What needs to be done:
Repeat each entry as written and leave the images out of the copy.

________________________________________

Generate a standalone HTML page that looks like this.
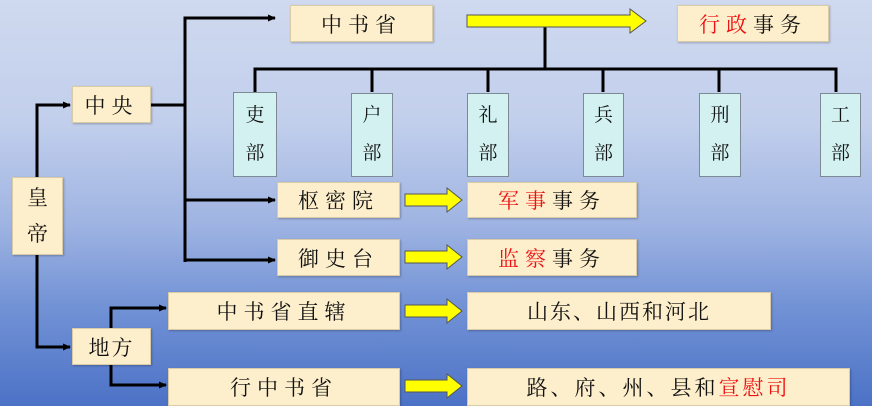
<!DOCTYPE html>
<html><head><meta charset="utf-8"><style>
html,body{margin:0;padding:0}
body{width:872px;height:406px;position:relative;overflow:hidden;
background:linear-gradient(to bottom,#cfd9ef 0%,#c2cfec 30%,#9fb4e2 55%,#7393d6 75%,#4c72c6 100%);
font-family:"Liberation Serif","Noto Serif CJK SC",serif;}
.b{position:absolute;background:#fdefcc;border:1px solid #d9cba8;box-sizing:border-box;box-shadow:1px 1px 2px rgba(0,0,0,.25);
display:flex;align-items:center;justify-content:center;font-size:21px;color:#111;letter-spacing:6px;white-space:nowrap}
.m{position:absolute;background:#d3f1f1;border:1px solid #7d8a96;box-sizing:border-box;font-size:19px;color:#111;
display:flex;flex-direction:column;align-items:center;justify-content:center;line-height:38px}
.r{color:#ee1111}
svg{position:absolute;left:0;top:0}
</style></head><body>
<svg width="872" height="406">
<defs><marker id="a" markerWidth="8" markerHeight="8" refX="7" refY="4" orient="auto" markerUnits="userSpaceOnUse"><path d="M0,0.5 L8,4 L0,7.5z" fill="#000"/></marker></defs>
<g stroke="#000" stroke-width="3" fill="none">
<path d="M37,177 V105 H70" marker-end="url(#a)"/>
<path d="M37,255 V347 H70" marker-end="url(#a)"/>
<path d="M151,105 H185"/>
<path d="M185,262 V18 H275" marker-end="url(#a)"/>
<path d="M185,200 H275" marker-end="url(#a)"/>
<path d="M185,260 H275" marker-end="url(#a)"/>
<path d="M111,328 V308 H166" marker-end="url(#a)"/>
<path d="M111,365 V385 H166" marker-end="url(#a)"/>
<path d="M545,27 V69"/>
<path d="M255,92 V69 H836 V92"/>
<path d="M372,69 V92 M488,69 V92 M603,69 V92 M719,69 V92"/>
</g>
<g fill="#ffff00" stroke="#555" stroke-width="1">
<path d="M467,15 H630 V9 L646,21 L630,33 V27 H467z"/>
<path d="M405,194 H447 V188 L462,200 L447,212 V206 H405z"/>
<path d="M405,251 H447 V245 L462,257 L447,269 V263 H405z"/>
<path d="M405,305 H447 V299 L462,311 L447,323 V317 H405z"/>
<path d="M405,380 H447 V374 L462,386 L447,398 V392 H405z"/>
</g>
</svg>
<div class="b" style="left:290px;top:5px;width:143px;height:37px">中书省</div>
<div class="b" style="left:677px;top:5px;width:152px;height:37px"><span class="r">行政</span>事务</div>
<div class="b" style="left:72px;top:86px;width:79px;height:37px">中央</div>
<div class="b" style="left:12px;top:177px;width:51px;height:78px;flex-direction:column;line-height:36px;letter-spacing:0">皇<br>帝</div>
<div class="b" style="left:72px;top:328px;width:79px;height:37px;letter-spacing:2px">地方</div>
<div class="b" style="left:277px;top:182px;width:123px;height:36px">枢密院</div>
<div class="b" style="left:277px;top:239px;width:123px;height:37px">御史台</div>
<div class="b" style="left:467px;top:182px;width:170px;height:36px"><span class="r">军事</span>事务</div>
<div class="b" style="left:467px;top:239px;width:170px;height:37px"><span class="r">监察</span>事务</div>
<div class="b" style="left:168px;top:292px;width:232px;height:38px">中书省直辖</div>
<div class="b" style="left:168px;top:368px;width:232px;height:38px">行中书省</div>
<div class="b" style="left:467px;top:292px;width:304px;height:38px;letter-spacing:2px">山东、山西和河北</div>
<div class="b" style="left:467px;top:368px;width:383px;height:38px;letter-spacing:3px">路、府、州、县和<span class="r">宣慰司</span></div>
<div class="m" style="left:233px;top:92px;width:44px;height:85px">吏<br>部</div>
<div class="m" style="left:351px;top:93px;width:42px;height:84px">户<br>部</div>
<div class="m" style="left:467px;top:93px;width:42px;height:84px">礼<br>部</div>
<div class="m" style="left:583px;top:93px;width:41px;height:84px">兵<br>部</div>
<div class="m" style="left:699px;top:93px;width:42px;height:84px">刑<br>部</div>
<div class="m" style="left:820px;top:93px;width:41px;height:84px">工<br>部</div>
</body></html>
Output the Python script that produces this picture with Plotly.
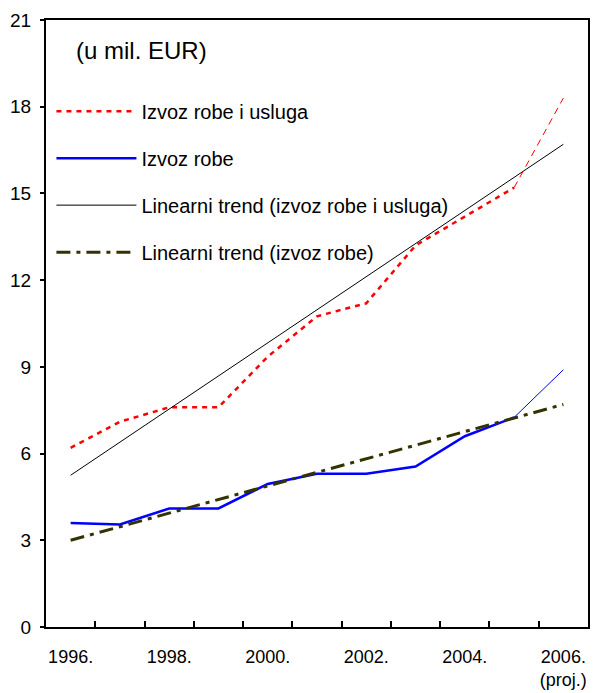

________________________________________

Answer to the problem:
Generate a standalone HTML page that looks like this.
<!DOCTYPE html>
<html><head><meta charset="utf-8"><style>
html,body{margin:0;padding:0}
body{width:872px;height:406px;position:relative;overflow:hidden;
background:linear-gradient(to bottom,#cfd9ef 0%,#c2cfec 30%,#9fb4e2 55%,#7393d6 75%,#4c72c6 100%);
font-family:"Liberation Serif","Noto Serif CJK SC",serif;}
.b{position:absolute;background:#fdefcc;border:1px solid #d9cba8;box-sizing:border-box;box-shadow:1px 1px 2px rgba(0,0,0,.25);
display:flex;align-items:center;justify-content:center;font-size:21px;color:#111;letter-spacing:6px;white-space:nowrap}
.m{position:absolute;background:#d3f1f1;border:1px solid #7d8a96;box-sizing:border-box;font-size:19px;color:#111;
display:flex;flex-direction:column;align-items:center;justify-content:center;line-height:38px}
.r{color:#ee1111}
svg{position:absolute;left:0;top:0}
</style></head><body>
<svg width="872" height="406">
<defs><marker id="a" markerWidth="8" markerHeight="8" refX="7" refY="4" orient="auto" markerUnits="userSpaceOnUse"><path d="M0,0.5 L8,4 L0,7.5z" fill="#000"/></marker></defs>
<g stroke="#000" stroke-width="3" fill="none">
<path d="M37,177 V105 H70" marker-end="url(#a)"/>
<path d="M37,255 V347 H70" marker-end="url(#a)"/>
<path d="M151,105 H185"/>
<path d="M185,262 V18 H275" marker-end="url(#a)"/>
<path d="M185,200 H275" marker-end="url(#a)"/>
<path d="M185,260 H275" marker-end="url(#a)"/>
<path d="M111,328 V308 H166" marker-end="url(#a)"/>
<path d="M111,365 V385 H166" marker-end="url(#a)"/>
<path d="M545,27 V69"/>
<path d="M255,92 V69 H836 V92"/>
<path d="M372,69 V92 M488,69 V92 M603,69 V92 M719,69 V92"/>
</g>
<g fill="#ffff00" stroke="#555" stroke-width="1">
<path d="M467,15 H630 V9 L646,21 L630,33 V27 H467z"/>
<path d="M405,194 H447 V188 L462,200 L447,212 V206 H405z"/>
<path d="M405,251 H447 V245 L462,257 L447,269 V263 H405z"/>
<path d="M405,305 H447 V299 L462,311 L447,323 V317 H405z"/>
<path d="M405,380 H447 V374 L462,386 L447,398 V392 H405z"/>
</g>
</svg>
<div class="b" style="left:290px;top:5px;width:143px;height:37px">中书省</div>
<div class="b" style="left:677px;top:5px;width:152px;height:37px"><span class="r">行政</span>事务</div>
<div class="b" style="left:72px;top:86px;width:79px;height:37px">中央</div>
<div class="b" style="left:12px;top:177px;width:51px;height:78px;flex-direction:column;line-height:36px;letter-spacing:0">皇<br>帝</div>
<div class="b" style="left:72px;top:328px;width:79px;height:37px;letter-spacing:2px">地方</div>
<div class="b" style="left:277px;top:182px;width:123px;height:36px">枢密院</div>
<div class="b" style="left:277px;top:239px;width:123px;height:37px">御史台</div>
<div class="b" style="left:467px;top:182px;width:170px;height:36px"><span class="r">军事</span>事务</div>
<div class="b" style="left:467px;top:239px;width:170px;height:37px"><span class="r">监察</span>事务</div>
<div class="b" style="left:168px;top:292px;width:232px;height:38px">中书省直辖</div>
<div class="b" style="left:168px;top:368px;width:232px;height:38px">行中书省</div>
<div class="b" style="left:467px;top:292px;width:304px;height:38px;letter-spacing:2px">山东、山西和河北</div>
<div class="b" style="left:467px;top:368px;width:383px;height:38px;letter-spacing:3px">路、府、州、县和<span class="r">宣慰司</span></div>
<div class="m" style="left:233px;top:92px;width:44px;height:85px">吏<br>部</div>
<div class="m" style="left:351px;top:93px;width:42px;height:84px">户<br>部</div>
<div class="m" style="left:467px;top:93px;width:42px;height:84px">礼<br>部</div>
<div class="m" style="left:583px;top:93px;width:41px;height:84px">兵<br>部</div>
<div class="m" style="left:699px;top:93px;width:42px;height:84px">刑<br>部</div>
<div class="m" style="left:820px;top:93px;width:41px;height:84px">工<br>部</div>
</body></html>
Output the Python script that produces this picture with Plotly.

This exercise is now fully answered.